**Material provided**
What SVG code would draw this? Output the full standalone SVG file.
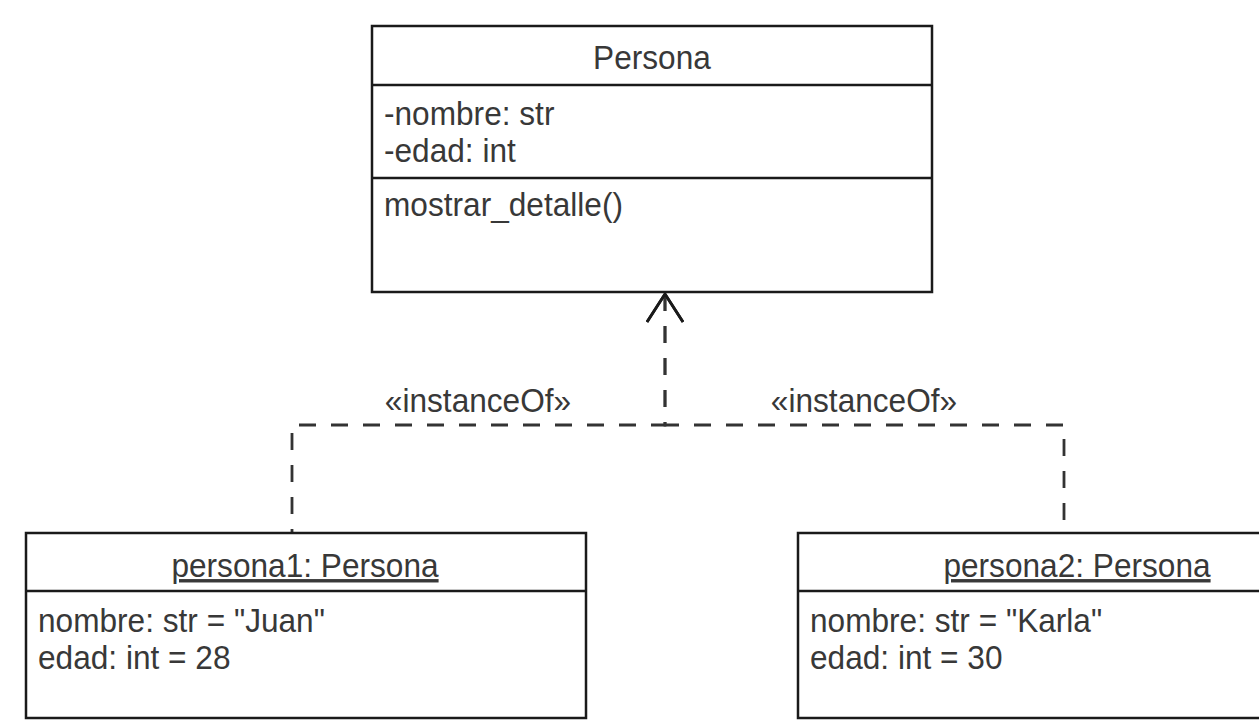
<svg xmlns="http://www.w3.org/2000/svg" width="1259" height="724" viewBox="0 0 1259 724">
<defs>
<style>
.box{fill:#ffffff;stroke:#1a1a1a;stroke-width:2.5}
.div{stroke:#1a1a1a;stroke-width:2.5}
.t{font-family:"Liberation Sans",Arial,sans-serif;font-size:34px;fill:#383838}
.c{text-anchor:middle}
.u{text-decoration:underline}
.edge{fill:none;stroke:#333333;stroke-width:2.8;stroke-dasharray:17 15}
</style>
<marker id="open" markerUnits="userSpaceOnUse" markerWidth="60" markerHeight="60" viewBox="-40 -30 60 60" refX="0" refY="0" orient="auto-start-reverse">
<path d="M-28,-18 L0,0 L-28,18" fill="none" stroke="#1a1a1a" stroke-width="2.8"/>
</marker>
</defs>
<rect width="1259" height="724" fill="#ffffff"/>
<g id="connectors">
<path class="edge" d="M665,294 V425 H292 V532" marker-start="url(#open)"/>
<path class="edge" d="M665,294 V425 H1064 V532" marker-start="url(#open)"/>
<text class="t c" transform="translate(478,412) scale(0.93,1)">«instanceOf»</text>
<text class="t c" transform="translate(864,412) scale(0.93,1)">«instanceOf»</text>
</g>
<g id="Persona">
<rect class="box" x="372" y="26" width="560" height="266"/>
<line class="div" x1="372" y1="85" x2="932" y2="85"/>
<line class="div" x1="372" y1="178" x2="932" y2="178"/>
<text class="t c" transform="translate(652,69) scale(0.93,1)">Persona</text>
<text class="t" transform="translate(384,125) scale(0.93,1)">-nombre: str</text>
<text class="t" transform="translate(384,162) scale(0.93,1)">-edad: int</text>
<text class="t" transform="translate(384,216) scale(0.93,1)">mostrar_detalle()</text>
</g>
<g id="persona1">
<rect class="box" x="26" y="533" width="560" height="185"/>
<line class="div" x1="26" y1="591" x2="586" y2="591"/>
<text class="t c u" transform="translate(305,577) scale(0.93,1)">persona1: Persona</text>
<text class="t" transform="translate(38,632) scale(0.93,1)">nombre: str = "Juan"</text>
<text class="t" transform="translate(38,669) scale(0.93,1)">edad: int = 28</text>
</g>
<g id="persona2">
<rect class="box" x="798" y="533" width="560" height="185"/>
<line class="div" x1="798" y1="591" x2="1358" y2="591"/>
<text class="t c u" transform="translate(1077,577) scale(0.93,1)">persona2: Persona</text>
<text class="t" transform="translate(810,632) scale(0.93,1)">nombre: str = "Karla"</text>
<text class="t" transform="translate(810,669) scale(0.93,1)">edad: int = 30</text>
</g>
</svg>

**Problem description**
Transcribe the listing above verbatim. Omit the pictures.

**Result for this exercise**
What SVG code would draw this? Output the full standalone SVG file.
<svg xmlns="http://www.w3.org/2000/svg" width="1259" height="724" viewBox="0 0 1259 724">
<defs>
<style>
.box{fill:#ffffff;stroke:#1a1a1a;stroke-width:2.5}
.div{stroke:#1a1a1a;stroke-width:2.5}
.t{font-family:"Liberation Sans",Arial,sans-serif;font-size:34px;fill:#383838}
.c{text-anchor:middle}
.u{text-decoration:underline}
.edge{fill:none;stroke:#333333;stroke-width:2.8;stroke-dasharray:17 15}
</style>
<marker id="open" markerUnits="userSpaceOnUse" markerWidth="60" markerHeight="60" viewBox="-40 -30 60 60" refX="0" refY="0" orient="auto-start-reverse">
<path d="M-28,-18 L0,0 L-28,18" fill="none" stroke="#1a1a1a" stroke-width="2.8"/>
</marker>
</defs>
<rect width="1259" height="724" fill="#ffffff"/>
<g id="connectors">
<path class="edge" d="M665,294 V425 H292 V532" marker-start="url(#open)"/>
<path class="edge" d="M665,294 V425 H1064 V532" marker-start="url(#open)"/>
<text class="t c" transform="translate(478,412) scale(0.93,1)">«instanceOf»</text>
<text class="t c" transform="translate(864,412) scale(0.93,1)">«instanceOf»</text>
</g>
<g id="Persona">
<rect class="box" x="372" y="26" width="560" height="266"/>
<line class="div" x1="372" y1="85" x2="932" y2="85"/>
<line class="div" x1="372" y1="178" x2="932" y2="178"/>
<text class="t c" transform="translate(652,69) scale(0.93,1)">Persona</text>
<text class="t" transform="translate(384,125) scale(0.93,1)">-nombre: str</text>
<text class="t" transform="translate(384,162) scale(0.93,1)">-edad: int</text>
<text class="t" transform="translate(384,216) scale(0.93,1)">mostrar_detalle()</text>
</g>
<g id="persona1">
<rect class="box" x="26" y="533" width="560" height="185"/>
<line class="div" x1="26" y1="591" x2="586" y2="591"/>
<text class="t c u" transform="translate(305,577) scale(0.93,1)">persona1: Persona</text>
<text class="t" transform="translate(38,632) scale(0.93,1)">nombre: str = "Juan"</text>
<text class="t" transform="translate(38,669) scale(0.93,1)">edad: int = 28</text>
</g>
<g id="persona2">
<rect class="box" x="798" y="533" width="560" height="185"/>
<line class="div" x1="798" y1="591" x2="1358" y2="591"/>
<text class="t c u" transform="translate(1077,577) scale(0.93,1)">persona2: Persona</text>
<text class="t" transform="translate(810,632) scale(0.93,1)">nombre: str = "Karla"</text>
<text class="t" transform="translate(810,669) scale(0.93,1)">edad: int = 30</text>
</g>
</svg>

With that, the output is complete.